L’economia digitale internazionale si evolve in favore di clouding e IoT. Le nuove tecnologie si integrano di più con le dinamiche economiche e sociali

L’economia digitale cambia volto, asseconda e favorisce mutamenti di carattere sociale ed economico e gli Stati hanno saputo articolare strategie e tecnologie più ampie, svincolate dalla mera comunicazione e più impattanti sulla vita dei cittadini. Questi ultimi facilitano la transizione, dimostrano di adattarsi con rapidità alle trasformazioni, vivono un rapporto sempre più stretto con l’utilizzo di internet e con i servizi ad esso integrati. Portali come supermoney.eu per la comparazione delle tariffe ADSL permettono ai consumatori di individuare i servizi di rete più adatti alle proprie esigenze, il mercato evolve verso un assetto via via più concorrenziale, i servizi si integrano in maniera sempre più inclusiva.

L’economia digitale cambia: il rapporto dell’Ocse

Gli equilibri globali mutano di pari passo con le politiche dei governi e con le abitudini degli individui. Secondo quanto riportato al’interno dell’Ocse Digital Economy Outlook 2015, dei 34 Paesi facenti parte dell’organizzazione internazionale, ben 27 di essi hanno saputo sviluppare un piano di economia digitale organico, in grado di apportare benefici economici e sociali alla cittadinanza. In linea di massima, gli Stati dimostrano di avere pienamente compreso le opportunità e le risorse offerte dalle nuove tecnologie di rete.

Privacy, banda larga, piattaforme cloud e net neutrality i temi principali

Delle 27 realtà nazionali che hanno dimostrato di aver saputo articolare un piano di digital economy, molte di esse lo hanno sviluppato negli ultimi due anni. Privacy e formazione sono due aspetti ancora scarsamente considerati. Il tema della sicurezza tende ancora ad essere visto come una questione a carico delle autorità di vigilanza e non sono stati strutturati piani adeguati a garantire la giusta protezione degli utenti. Allo stesso modo, il rapporto Ocse rivela l’assenza di piani e investimenti organici volti a favorire la formazione dei cittadini in ambito ICT, che dovrebbero agevolare la creazione di nuovi profili lavorativi in grado di misurarsi con le nuove realtà digitali.

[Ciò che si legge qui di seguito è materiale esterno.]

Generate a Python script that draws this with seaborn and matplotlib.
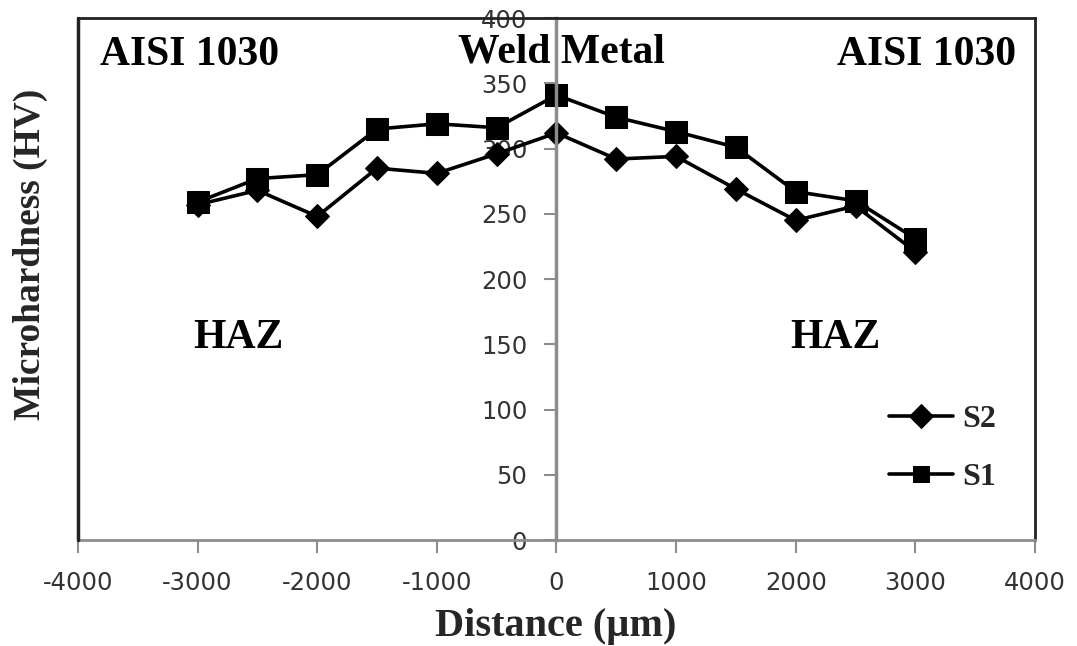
"""Microhardness profile across the weld (S1 vs S2)."""

import matplotlib
matplotlib.use("Agg")
import matplotlib.pyplot as plt
import pandas as pd
import seaborn as sns

# distance from weld centre (um)
distance = [-3000, -2500, -2000, -1500, -1000, -500, 0, 500, 1000, 1500, 2000, 2500, 3000]
s1_hv = [259, 277, 280, 315, 319, 316, 341, 324, 313, 301, 267, 260, 231]
s2_hv = [257, 268, 248, 285, 281, 296, 312, 292, 294, 269, 245, 256, 221]

x_ticks = [-4000, -3000, -2000, -1000, 0, 1000, 2000, 3000, 4000]
y_ticks = [0, 50, 100, 150, 200, 250, 300, 350, 400]

SERIF = ["Liberation Serif", "DejaVu Serif"]


def main() -> None:
    sns.set_theme(style="white")
    plt.rcParams["font.family"] = ["DejaVu Sans"]
    plt.rcParams["axes.unicode_minus"] = False

    df = pd.concat(
        [
            pd.DataFrame({"distance": distance, "hv": s2_hv, "sample": "S2"}),
            pd.DataFrame({"distance": distance, "hv": s1_hv, "sample": "S1"}),
        ]
    )

    fig = plt.figure(figsize=(10.77, 6.46), dpi=100)
    ax = fig.add_axes([0.0724, 0.164, 0.8886, 0.808])

    sns.lineplot(data=df[df["sample"] == "S2"], x="distance", y="hv", ax=ax,
                 color="black", lw=2.6, marker="D", markersize=12,
                 markeredgecolor="black", label="S2")
    sns.lineplot(data=df[df["sample"] == "S1"], x="distance", y="hv", ax=ax,
                 color="black", lw=2.6, marker="s", markersize=16,
                 markeredgecolor="black", label="S1")

    ax.set_xlim(-4000, 4000)
    ax.set_ylim(0, 400)
    ax.set_xticks(x_ticks)
    ax.set_yticks(y_ticks)

    # y axis crosses at x = 0, box drawn around plot area
    ax.spines["left"].set_position(("data", 0))
    ax.spines["left"].set_color("#8c8c8c")
    ax.spines["left"].set_linewidth(2.5)
    ax.spines["bottom"].set_color("#8c8c8c")
    ax.spines["bottom"].set_linewidth(2.0)
    for side in ["top", "right"]:
        ax.spines[side].set_color("#222222")
        ax.spines[side].set_linewidth(2.0)
    ax.axvline(-4000, color="#222222", lw=2.5, clip_on=False, zorder=3)

    ax.tick_params(axis="y", direction="out", length=9, width=1.5, color="#8c8c8c",
                   labelsize=17.5, labelcolor="#333333", pad=12, left=True)
    ax.tick_params(axis="x", direction="out", length=9, width=1.5, color="#8c8c8c",
                   labelsize=17.5, labelcolor="#333333", pad=13, bottom=True)

    ax.set_xlabel("")
    ax.set_ylabel("")
    fig.text(0.516, 0.03, "Distance (\u00b5m)", ha="center", va="center",
             family=SERIF, fontweight="bold", fontsize=29)
    fig.text(0.028, 0.607, "Microhardness (HV)", ha="center", va="center", rotation=90,
             family=SERIF, fontweight="bold", fontsize=27)

    txt = dict(family=SERIF, fontweight="bold", fontsize=30, color="black")
    ax.text(-3820, 372, "AISI 1030", ha="left", va="center", **txt)
    ax.text(3840, 372, "AISI 1030", ha="right", va="center", **txt)
    ax.text(-820, 374, "Weld Metal", ha="left", va="center", **txt)
    ax.text(-2660, 155, "HAZ", ha="center", va="center", **txt)
    ax.text(2330, 155, "HAZ", ha="center", va="center", **txt)

    leg = ax.legend(loc="center left", bbox_to_anchor=(0.817, 0.175), frameon=False,
                    prop={"family": SERIF, "weight": "bold", "size": 23},
                    handlelength=2.0, handletextpad=0.3, labelspacing=0.9)
    for h in leg.legend_handles:
        h.set_markersize(12)

    fig.savefig("out.png", dpi=100)


if __name__ == "__main__":
    main()
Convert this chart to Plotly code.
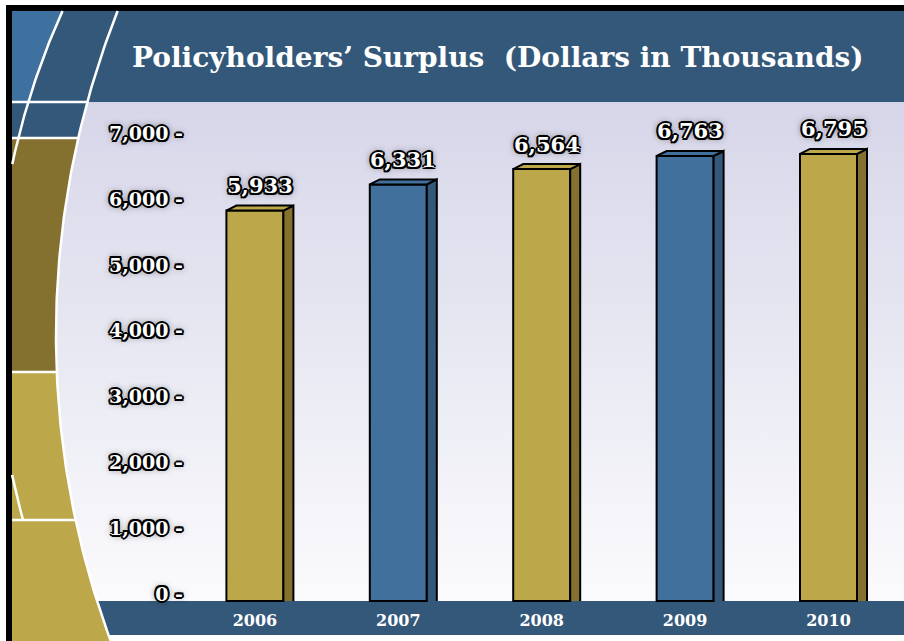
import numpy as np
import plotly.graph_objects as go

# ---------------- data ----------------
years = ["2006", "2007", "2008", "2009", "2010"]
surplus = [5933, 6331, 6564, 6763, 6795]
bar_colors = ["#BCA84A", "#41709C", "#BCA84A", "#41709C", "#BCA84A"]
side_colors = ["#85712F", "#34587A", "#85712F", "#34587A", "#85712F"]
y_ticks = [0, 1000, 2000, 3000, 4000, 5000, 6000, 7000]
y_tick_labels = [f"{v:,} -" for v in y_ticks]
title_text = "Policyholders’ Surplus  (Dollars in Thousands)"

# ---------------- layout geometry (pixels) ----------------
W, H = 904, 641
BASE_PX = 601          # front baseline of bars
TICK_BASE_PX = 594     # baseline of back wall (tick labels)
PX_PER_UNIT = 0.0658
CAT0_PX = 254.9
PX_PER_CAT = 143.4
BAR_W_PX = 57
DEPTH_X, DEPTH_Y = 10, 5

x2_range = [-CAT0_PX / PX_PER_CAT, (W - CAT0_PX) / PX_PER_CAT]
y2_range = [-(H - BASE_PX) / PX_PER_UNIT, BASE_PX / PX_PER_UNIT]
y3_range = [-(H - TICK_BASE_PX) / PX_PER_UNIT, TICK_BASE_PX / PX_PER_UNIT]
bw = BAR_W_PX / PX_PER_CAT
ddx = DEPTH_X / PX_PER_CAT
ddy = DEPTH_Y / PX_PER_UNIT

DARK_BLUE = "#34587A"
LIGHT_BLUE = "#3F71A0"
DARK_GOLD = "#85712F"
GOLD = "#BCA84A"


def curve_b(y):
    cx, cy, r = 938.8, 335.0, 882.8
    return cx - np.sqrt(r ** 2 - (y - cy) ** 2)


def curve_a(y):
    cx, cy, r = 745.9, 320.0, 750.0
    return cx - np.sqrt(r ** 2 - (y - cy) ** 2)


def path_left_region(y0, y1, curve, n=40):
    ys = np.linspace(y0, y1, n)
    xs = curve(ys)
    d = f"M 12,{y0} " + " ".join(f"L {x:.2f},{y:.2f}" for x, y in zip(xs, ys))
    d += f" L 12,{y1} Z"
    return d


shapes = []
# title band
shapes.append(dict(type="rect", xref="x", yref="y", x0=12, x1=W, y0=11, y1=102,
                   fillcolor=DARK_BLUE, line_width=0, layer="below"))
# light blue corner
shapes.append(dict(type="path", xref="x", yref="y", path=path_left_region(11, 102, curve_a),
                   fillcolor=LIGHT_BLUE, line_width=0, layer="below"))
# left segments
for (a, b, col) in [(102, 138, DARK_BLUE), (138, 372, DARK_GOLD), (372, 641, GOLD)]:
    shapes.append(dict(type="path", xref="x", yref="y", path=path_left_region(a, b, curve_b),
                       fillcolor=col, line_width=0, layer="below"))
# bottom band
ys = np.linspace(601, 635, 10)
d = " ".join(("M" if i == 0 else "L") + f" {x:.2f},{y:.2f}" for i, (x, y) in enumerate(zip(curve_b(ys), ys)))
d += f" L {W},635 L {W},601 Z"
shapes.append(dict(type="path", xref="x", yref="y", path=d, fillcolor=DARK_BLUE,
                   line_width=0, layer="below"))
# black frame
shapes.append(dict(type="rect", xref="x", yref="y", x0=6, x1=12, y0=5, y1=H,
                   fillcolor="#000", line_width=0, layer="below"))
shapes.append(dict(type="rect", xref="x", yref="y", x0=6, x1=W, y0=5, y1=11,
                   fillcolor="#000", line_width=0, layer="below"))

fig = go.Figure()

# gradient plot background bounded by the arc
gy = np.linspace(102, 601, 60)
gx = list(curve_b(gy)) + [W, W]
gyl = list(gy) + [601, 102]
fig.add_trace(go.Scatter(
    x=gx, y=gyl, xaxis="x", yaxis="y", mode="none", fill="toself",
    fillgradient=dict(type="vertical", start=102, stop=601,
                      colorscale=[[0, "#D6D6E9"], [1, "#FBFBFD"]]),
    hoverinfo="skip", showlegend=False))

# white decorative lines
lines = []
yb = np.linspace(11, H, 120)
lines.append((curve_b(yb), yb))
ya = np.linspace(11, 200, 80)
xa = curve_a(ya)
m = xa >= 12
lines.append((xa[m], ya[m]))
ya2 = np.linspace(440, 520, 40)
xa2 = curve_a(ya2)
m2 = xa2 >= 12
lines.append((xa2[m2], ya2[m2]))
for yy in [102, 138, 372, 520]:
    lines.append((np.array([12, curve_b(yy)]), np.array([yy, yy])))
for lx, ly in lines:
    fig.add_trace(go.Scatter(x=lx, y=ly, xaxis="x", yaxis="y", mode="lines",
                             line=dict(color="white", width=2.5),
                             hoverinfo="skip", showlegend=False))

# bars (front faces)
idx = list(range(len(years)))
fig.add_trace(go.Bar(
    x=idx, y=surplus, xaxis="x2", yaxis="y2", width=bw,
    marker=dict(color=bar_colors, line=dict(color="black", width=2)),
    hoverinfo="skip", showlegend=False))

# 3D side and top faces
for i, v in enumerate(surplus):
    xl, xr = i - bw / 2, i + bw / 2
    fig.add_trace(go.Scatter(
        x=[xr, xr, xr + ddx, xr + ddx], y=[0, v, v + ddy, 0],
        xaxis="x2", yaxis="y2", mode="lines", fill="toself",
        fillcolor=side_colors[i], line=dict(color="black", width=2),
        hoverinfo="skip", showlegend=False))
    fig.add_trace(go.Scatter(
        x=[xl, xl + ddx, xr + ddx, xr, xl], y=[v, v + ddy, v + ddy, v, v],
        xaxis="x2", yaxis="y2", mode="lines", fill="toself",
        fillcolor=bar_colors[i], line=dict(color="black", width=2),
        hoverinfo="skip", showlegend=False))

# dummy trace for tick axis
fig.add_trace(go.Scatter(x=[0], y=[0], xaxis="x2", yaxis="y3", mode="markers",
                         marker=dict(opacity=0), hoverinfo="skip", showlegend=False))

SHADOW = ("-2px 0 0 #000, 2px 0 0 #000, 0 -2px 0 #000, 0 2px 0 #000, "
          "-1.5px -1.5px 0 #000, 1.5px -1.5px 0 #000, -1.5px 1.5px 0 #000, 1.5px 1.5px 0 #000, "
          "0 0 7px rgba(0,0,0,0.8)")

annotations = []
for i, v in enumerate(surplus):
    annotations.append(dict(
        x=i, y=v, xref="x2", yref="y2", text=f"{v:,}", showarrow=False,
        xanchor="center", yanchor="middle", xshift=DEPTH_X / 2, yshift=25,
        font=dict(family="DejaVu Serif", size=21, color="white", weight="bold", shadow=SHADOW)))
annotations.append(dict(
    x=498, y=57, xref="x", yref="y", text=title_text, showarrow=False,
    xanchor="center", yanchor="middle",
    font=dict(family="DejaVu Serif", size=28, color="white", weight="bold")))

fig.update_layout(
    width=W, height=H, autosize=False,
    margin=dict(l=0, r=0, t=0, b=0, pad=0),
    paper_bgcolor="white", plot_bgcolor="rgba(0,0,0,0)",
    shapes=shapes, annotations=annotations, showlegend=False,
    xaxis=dict(range=[0, W], domain=[0, 1], visible=False, fixedrange=True),
    yaxis=dict(range=[H, 0], domain=[0, 1], visible=False, fixedrange=True),
    xaxis2=dict(overlaying="x", range=x2_range, anchor="free", position=(H - BASE_PX) / H,
                side="bottom", showgrid=False, zeroline=False, showline=False, ticks="",
                tickvals=idx, ticktext=years, ticklabelstandoff=8,
                tickfont=dict(family="DejaVu Serif", size=16, color="white", weight="bold")),
    yaxis2=dict(overlaying="y", range=y2_range, visible=False, fixedrange=True),
    yaxis3=dict(overlaying="y", range=y3_range, anchor="free", position=183 / W,
                side="left", showgrid=False, zeroline=False, showline=False, ticks="",
                tickvals=y_ticks, ticktext=y_tick_labels,
                tickfont=dict(family="DejaVu Serif", size=19, color="white", weight="bold",
                              shadow=SHADOW)),
)

fig.write_html("out.html")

Bene sulle nuove tecnologie

Riscontri positivi invece per ciò che riguarda lo sviluppo delle nuove infrastrutture ICT: la diffusione della banda larga prosegue su ritmi sostenuti e circa un quinto dei Paesi può contare su più di un abbonamento alla banda larga pro capite. La diffusione degli smartphone è favorita dall’abbattimento dei costi dei device e in Italia, Turchia e Nuova Zelanda si sono riscontrati, tra il 2012 e il 2014, gli abbassamenti più significativi. Il settore ICT offre lavoro a una quota compresa tra il 2 e il 4% degli impiegati totali nei Paesi coinvolti nello studio, con una media prossima al 3%. Le tecnologie dell’Internet of Things oggi contano circa 1 miliardo di oggetti integrati alla rete ma le stime di settore prevedono che si raggiungeranno i 14 miliardi entro il 2022.

L’economia digitale in Italia

Per l’Italia il bilancio sull’economia digitale può definirsi in chiaroscuro. Siamo tra i leader per quanto riguarda la diffusione e l’utilizzo di piattaforme di cloud: il 40,1% delle aziende del nostro Paese utilizzano servizi di cloud computing, un dato superato solo da Finlandia (50,8%) e Islanda (43,1%).

Il tasso di occupazione nell’information and communication technology nel Belpaese è pari al 2,54%, valore in media con quelli stimati negli altri Stati. L’economia digitale italiana, tuttavia, fatica ad apportare un significativo valore aggiunto all’economia reale del Paese. Il rapporto Ocse, infatti, rivela un tasso di valore aggiunto all’economia nazionale da parte delle politiche italiane sul digitale pari al 3,72%, significativamente inferiore al 5,5% della media totale.